TASK REQUIREMENTS: The listing below begins with the first line you should copy; stop after the line containing "const yStep = 5;", and drop every picture.

SUPPLIED DATA:

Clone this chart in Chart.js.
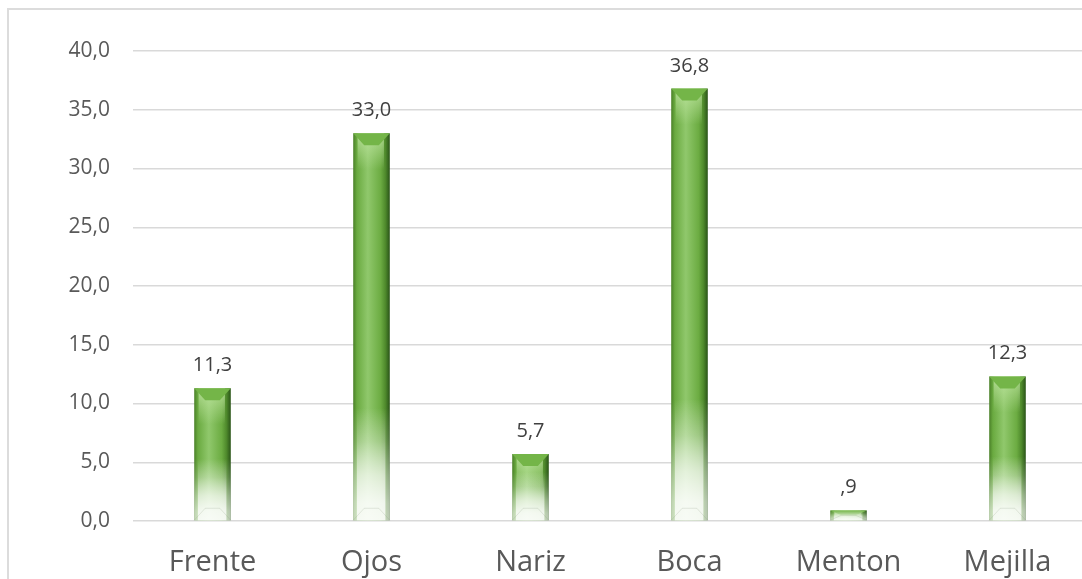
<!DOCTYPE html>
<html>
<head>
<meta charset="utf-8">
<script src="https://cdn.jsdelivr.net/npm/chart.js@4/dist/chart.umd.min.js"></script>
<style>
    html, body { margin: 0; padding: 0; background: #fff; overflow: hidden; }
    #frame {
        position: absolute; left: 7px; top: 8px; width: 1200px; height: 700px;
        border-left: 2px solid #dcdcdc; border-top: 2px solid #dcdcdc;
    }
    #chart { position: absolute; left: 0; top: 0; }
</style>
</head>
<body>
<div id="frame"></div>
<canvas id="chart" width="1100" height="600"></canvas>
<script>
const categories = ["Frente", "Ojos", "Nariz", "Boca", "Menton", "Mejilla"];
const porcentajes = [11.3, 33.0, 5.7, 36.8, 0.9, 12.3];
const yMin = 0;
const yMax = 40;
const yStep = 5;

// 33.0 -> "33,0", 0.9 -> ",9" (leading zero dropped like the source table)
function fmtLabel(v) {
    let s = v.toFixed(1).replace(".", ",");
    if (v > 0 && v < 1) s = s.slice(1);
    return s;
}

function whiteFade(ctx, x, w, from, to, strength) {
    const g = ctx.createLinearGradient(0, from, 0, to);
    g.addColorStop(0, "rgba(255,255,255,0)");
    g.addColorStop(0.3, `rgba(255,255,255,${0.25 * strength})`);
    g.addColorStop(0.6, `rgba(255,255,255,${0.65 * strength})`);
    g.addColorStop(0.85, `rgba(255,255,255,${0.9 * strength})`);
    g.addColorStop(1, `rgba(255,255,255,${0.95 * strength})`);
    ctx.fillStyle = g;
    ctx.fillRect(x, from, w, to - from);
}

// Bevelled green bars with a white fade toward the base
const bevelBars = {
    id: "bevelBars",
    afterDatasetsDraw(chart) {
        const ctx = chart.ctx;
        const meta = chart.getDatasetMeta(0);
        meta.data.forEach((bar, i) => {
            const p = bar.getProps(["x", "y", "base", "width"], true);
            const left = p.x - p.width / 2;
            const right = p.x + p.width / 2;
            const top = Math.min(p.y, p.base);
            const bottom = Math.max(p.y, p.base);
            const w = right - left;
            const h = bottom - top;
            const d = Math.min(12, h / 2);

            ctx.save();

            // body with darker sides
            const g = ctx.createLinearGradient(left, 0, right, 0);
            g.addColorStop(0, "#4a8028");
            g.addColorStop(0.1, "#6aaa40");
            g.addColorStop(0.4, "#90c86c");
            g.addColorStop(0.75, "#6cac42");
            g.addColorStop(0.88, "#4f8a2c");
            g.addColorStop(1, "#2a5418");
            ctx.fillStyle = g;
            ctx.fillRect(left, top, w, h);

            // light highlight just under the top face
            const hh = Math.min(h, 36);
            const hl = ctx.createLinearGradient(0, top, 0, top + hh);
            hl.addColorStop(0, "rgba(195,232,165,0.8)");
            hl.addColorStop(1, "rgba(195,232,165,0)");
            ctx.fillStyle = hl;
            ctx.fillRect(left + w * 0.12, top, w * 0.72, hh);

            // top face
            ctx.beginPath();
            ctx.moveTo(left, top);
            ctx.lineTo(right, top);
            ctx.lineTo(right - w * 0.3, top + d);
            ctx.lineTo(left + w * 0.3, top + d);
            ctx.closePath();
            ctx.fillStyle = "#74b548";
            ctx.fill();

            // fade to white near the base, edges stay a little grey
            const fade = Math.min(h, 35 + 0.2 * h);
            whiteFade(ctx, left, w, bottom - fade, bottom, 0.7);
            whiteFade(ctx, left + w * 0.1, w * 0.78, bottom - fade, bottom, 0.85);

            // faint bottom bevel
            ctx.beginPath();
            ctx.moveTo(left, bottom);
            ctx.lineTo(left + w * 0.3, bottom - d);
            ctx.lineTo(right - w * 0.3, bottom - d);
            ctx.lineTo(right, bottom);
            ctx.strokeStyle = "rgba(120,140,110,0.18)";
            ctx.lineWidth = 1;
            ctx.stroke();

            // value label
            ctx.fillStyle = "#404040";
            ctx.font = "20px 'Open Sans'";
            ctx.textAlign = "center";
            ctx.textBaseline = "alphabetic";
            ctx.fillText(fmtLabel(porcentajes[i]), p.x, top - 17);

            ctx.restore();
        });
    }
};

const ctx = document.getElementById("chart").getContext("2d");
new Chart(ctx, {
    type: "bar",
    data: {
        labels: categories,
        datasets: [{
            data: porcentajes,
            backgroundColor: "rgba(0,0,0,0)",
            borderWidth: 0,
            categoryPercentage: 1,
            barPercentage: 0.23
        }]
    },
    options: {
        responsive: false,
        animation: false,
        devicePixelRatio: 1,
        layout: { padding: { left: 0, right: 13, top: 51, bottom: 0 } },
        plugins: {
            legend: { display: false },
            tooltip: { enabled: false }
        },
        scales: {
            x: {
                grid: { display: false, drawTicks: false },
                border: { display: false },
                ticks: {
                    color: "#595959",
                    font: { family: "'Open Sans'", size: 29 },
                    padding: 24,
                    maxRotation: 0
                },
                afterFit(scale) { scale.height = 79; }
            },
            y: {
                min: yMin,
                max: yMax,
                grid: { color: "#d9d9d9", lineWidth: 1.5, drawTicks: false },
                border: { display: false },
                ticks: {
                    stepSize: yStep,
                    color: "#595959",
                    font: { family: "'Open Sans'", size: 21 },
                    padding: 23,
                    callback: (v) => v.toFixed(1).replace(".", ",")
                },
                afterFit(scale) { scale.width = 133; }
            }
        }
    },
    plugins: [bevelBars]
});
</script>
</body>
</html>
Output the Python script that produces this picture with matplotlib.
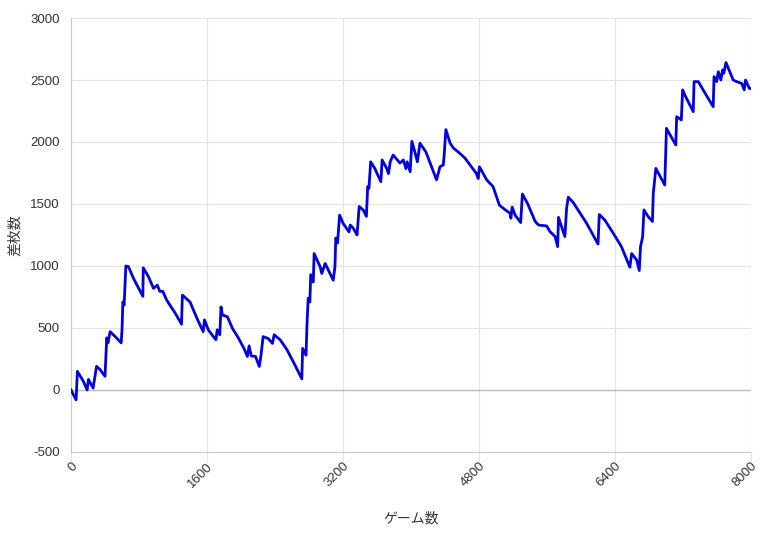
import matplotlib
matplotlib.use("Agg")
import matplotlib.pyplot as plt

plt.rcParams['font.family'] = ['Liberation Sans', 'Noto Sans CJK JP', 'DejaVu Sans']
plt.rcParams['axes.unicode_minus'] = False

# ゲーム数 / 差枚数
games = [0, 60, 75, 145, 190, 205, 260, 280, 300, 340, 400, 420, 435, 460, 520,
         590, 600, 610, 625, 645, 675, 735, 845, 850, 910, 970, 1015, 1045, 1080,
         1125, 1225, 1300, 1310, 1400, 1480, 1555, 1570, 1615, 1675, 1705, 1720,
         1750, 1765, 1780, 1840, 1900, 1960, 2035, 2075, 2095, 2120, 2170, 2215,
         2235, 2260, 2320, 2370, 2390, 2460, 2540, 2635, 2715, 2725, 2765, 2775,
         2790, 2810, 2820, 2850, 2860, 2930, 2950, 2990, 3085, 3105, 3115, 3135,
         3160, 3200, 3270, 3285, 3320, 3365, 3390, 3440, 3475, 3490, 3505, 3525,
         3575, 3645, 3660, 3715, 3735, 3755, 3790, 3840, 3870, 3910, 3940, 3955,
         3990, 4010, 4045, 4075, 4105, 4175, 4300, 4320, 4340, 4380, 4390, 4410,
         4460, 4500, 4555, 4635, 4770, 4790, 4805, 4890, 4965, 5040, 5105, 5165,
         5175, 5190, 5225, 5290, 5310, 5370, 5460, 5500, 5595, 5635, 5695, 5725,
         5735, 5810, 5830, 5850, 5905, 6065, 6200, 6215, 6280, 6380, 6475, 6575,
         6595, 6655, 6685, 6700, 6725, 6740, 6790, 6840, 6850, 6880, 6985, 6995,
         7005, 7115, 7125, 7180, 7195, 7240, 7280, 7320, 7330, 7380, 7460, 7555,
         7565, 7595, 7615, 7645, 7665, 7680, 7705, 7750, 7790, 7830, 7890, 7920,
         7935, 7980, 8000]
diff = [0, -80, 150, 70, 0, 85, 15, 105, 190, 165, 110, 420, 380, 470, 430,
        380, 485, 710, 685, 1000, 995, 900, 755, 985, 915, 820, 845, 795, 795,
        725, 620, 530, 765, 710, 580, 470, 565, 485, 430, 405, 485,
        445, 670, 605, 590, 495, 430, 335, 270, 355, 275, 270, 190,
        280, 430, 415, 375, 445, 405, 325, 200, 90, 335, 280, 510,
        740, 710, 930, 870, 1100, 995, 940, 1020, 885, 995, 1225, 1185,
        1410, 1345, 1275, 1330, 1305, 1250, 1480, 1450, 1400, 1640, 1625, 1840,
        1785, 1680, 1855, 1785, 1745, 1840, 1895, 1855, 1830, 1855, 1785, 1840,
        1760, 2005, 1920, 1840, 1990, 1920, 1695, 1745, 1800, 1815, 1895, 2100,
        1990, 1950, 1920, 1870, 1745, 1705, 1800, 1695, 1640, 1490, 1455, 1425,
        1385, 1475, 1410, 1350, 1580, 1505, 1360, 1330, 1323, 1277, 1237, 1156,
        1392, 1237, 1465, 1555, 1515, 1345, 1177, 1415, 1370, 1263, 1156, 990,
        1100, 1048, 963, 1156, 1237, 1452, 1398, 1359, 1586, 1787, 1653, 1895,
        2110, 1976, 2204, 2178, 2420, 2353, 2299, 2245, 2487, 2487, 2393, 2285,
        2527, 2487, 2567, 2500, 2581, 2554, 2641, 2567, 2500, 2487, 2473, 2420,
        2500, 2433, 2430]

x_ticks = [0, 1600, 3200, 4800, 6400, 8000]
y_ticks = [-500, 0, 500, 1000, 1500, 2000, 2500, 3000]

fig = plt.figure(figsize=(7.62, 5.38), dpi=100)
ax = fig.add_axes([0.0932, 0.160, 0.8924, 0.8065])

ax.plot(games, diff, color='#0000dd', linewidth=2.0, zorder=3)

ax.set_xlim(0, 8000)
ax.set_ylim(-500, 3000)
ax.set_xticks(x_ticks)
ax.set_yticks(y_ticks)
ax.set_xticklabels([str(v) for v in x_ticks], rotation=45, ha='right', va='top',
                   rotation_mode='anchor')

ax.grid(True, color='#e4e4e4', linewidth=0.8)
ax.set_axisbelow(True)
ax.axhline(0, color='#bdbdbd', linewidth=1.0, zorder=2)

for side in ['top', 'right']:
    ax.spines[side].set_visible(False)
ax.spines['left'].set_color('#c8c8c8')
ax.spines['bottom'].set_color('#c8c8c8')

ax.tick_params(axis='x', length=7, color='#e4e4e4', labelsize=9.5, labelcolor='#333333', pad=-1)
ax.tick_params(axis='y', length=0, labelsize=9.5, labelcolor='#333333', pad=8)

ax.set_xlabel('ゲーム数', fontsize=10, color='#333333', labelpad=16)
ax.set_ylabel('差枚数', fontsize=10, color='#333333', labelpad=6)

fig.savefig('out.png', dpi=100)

REPLY:
Clone this chart in Chart.js.
<!DOCTYPE html>
<html>
<head>
<meta charset="utf-8">
<script src="https://cdn.jsdelivr.net/npm/chart.js@4/dist/chart.umd.min.js"></script>
<style>
    html, body { margin: 0; padding: 0; background: #fff; overflow: hidden; }
    #frame {
        position: absolute; left: 7px; top: 8px; width: 1200px; height: 700px;
        border-left: 2px solid #dcdcdc; border-top: 2px solid #dcdcdc;
    }
    #chart { position: absolute; left: 0; top: 0; }
</style>
</head>
<body>
<div id="frame"></div>
<canvas id="chart" width="1100" height="600"></canvas>
<script>
const categories = ["Frente", "Ojos", "Nariz", "Boca", "Menton", "Mejilla"];
const porcentajes = [11.3, 33.0, 5.7, 36.8, 0.9, 12.3];
const yMin = 0;
const yMax = 40;
const yStep = 5;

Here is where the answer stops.